Salmon candy salad

SALMON CANDY SALAD

Portions : 4 - Preparation : 15 minutes - Cooking time : about 15 minutes

Ingredients

The salad

  • 500 ml (2 cups) couscous seeds (fine or medium wheat semolina)
  • 30 ml (2 tablespoons) butter
  • 125 ml (1/2 cup) jalapenos, finely diced
  • 125 ml (1/2 cup) green onions, sliced into rings
  • 250 ml (1 cup) strawberries, brunoise
  • 250 ml (1 cup) red bell pepper, brunoise
  • 250 ml (1 cup) tomatoes, brunoise
  • 125 ml (1/2 cup) herbs of your choice, chopped (parsley / basil / chives / coriander)
  • Salt and pepper to taste

Salmon

  • 2 salmon steaks, cut into large cubes
  • 45 ml (3 tbsp.) cooking fat of your choice
  • 45 ml (3 tbsp.) maple syrup
  • 15 ml (1 tbsp) Montreal steak spice blend
  • Salt and pepper to taste

Dressing

  • 2 garlic cloves, minced
  • 2 lemons, juice
  • 30 ml (2 tbsp.) honey
  • 120 ml (8 tbsp.) olive oil
  • salt and pepper to taste

Preparation

  1. Pour wheat semolina into a bowl, add 500 ml (2 cups) boiling water, butter and a little salt.
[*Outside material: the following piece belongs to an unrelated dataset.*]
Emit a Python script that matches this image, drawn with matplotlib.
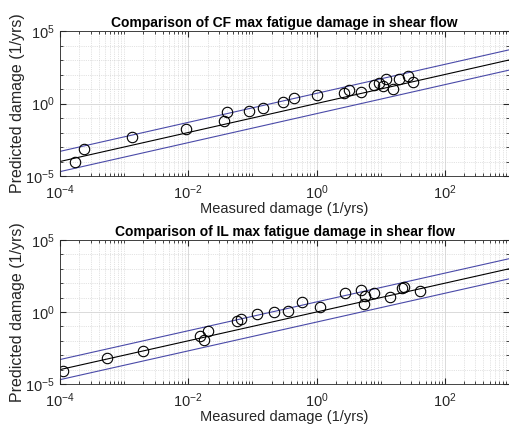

Cover and let stand for 10 minutes.
  2. Using a fork, scrape the semolina to break up the lumps and make it fine and light.
  3. Let cool, then add the jalapenos, green onions, strawberries, red bell pepper, tomatoes and herbs.
  4. For the vinaigrette, mix garlic, lemon juice, honey, olive oil, salt and pepper in a small bowl.
  5. Add the prepared vinaigrette to the semolina and toss to combine, checking the seasoning.
  6. In a hot pan, over high heat, sear the salmon cubes in a little fat for 2 minutes.
  7. Add the maple syrup and steak spices and continue cooking over medium heat until the syrup caramelizes around the salmon cubes.
  8. Place the prepared salad on each plate, with the salmon cubes on top.